Tube Talk: A chain-smoking Romeo & Juliet
A chain-smoking Romeo & Juliet
I’m not usually inspired to write about TV programs twice, and still less inclined to repeat rave reviews. As my Nana used to say, it’s only a short road from repeating yourself to eating cat food and running down to the bus stop with no clothes on.
But this week, I want to re-rave a wee gem of a TV drama tucked away on Friday nights on TV1 that’s been seriously overlooked, and in need of another hard sell.
Bob & Rose (TV1, Fridays, 8.40pm) is a six-part dramedy series set in urban Manchester. (Y’know – that grey smoggy place in England where the Commonwealth Games were on this year.)
It’s about a gay man called Bob, who becomes friends with a 30something slapper called Rose. They meet, they go out on the piss, fall into bed together and realise they’ve got the hots for each other. A few furtive shags on a train later, they decide to make a go of it and – to their surprise – fall in love.
Bob & Rose’s writer Russell T. Davies, who based the plot on a gay friend of his who fell in love with a woman and got married, is no stranger to breaking taboos. His last series, Queer As Folk, was a fabulously full frontal, no-holds-barred take on urban gay life, complete with underage sex, Olympian drug use and some bitchin’ one-liners.
While Bob & Rose doesn’t quite have QAF’s cock-and-coke lifestyle, it’s just as provocative. In a world where gays and straights tolerate each other, occasionally shop together but keep their distance, the show dares to ask if it’s possible for two people from different ends of the sexuality spectrum to maintain a relationship.
While Bob scratches his head and wonders if it’s just a phase and Rose worries that she’s being a masochist, their respective social groups are praying for rain and plotting sabotage. Bob’s evil ex-boyfriend drags him back to bed to “reconvert” him, and Holly, Bob’s barking mad best friend who has moss growing in her living room, undermines the couple at every turn.
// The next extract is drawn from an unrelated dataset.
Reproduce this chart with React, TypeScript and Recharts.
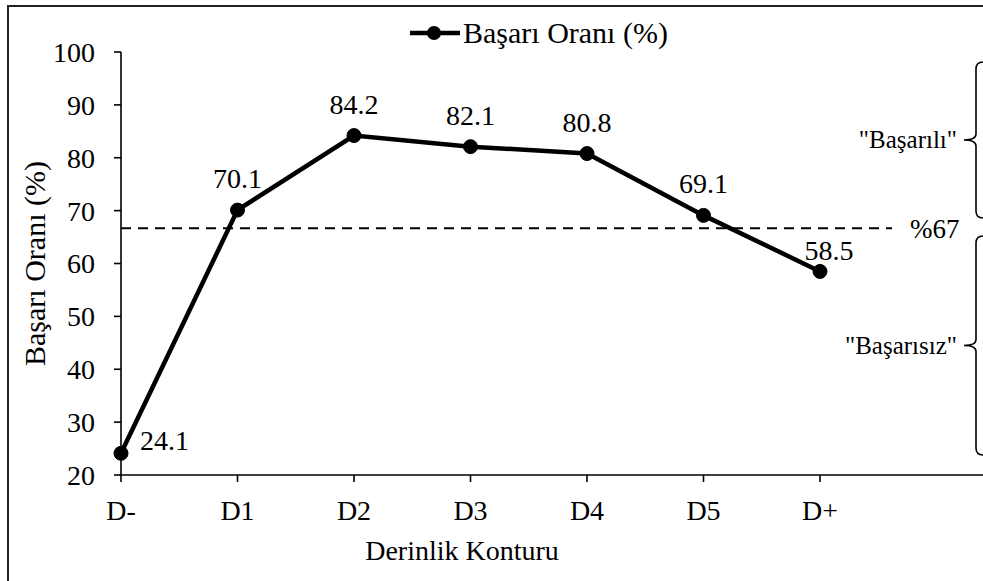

Many gay men are outraged with the show, arguing that it feeds fire to homophobic clichés that gay men can be “cured” by the love of a good woman. Other gays are simply relieved that the actor playing Bob ( Jonathan Creek’s Alan Davies) is a bit overweight and geekish, so he’s not “letting the side down.”
It’s to Davies’ credit that the show refuses to make judgements or take sides. Bob & Rose could be a latter-day, chain-smoking Romeo and Juliet who are misunderstood by narrow-minded family and friends. They could also just be two lonely people who are bored with their respective social scenes, and ready to take comfort where they can find it. Either way, it’s compelling viewing, and takes a tender, kindly look at its characters’ flaws and vulnerabilities.
Perceptively written and beautifully
acted, Bob & Rose does what all good drama should –
makes you laugh, makes you cry, and then makes you think.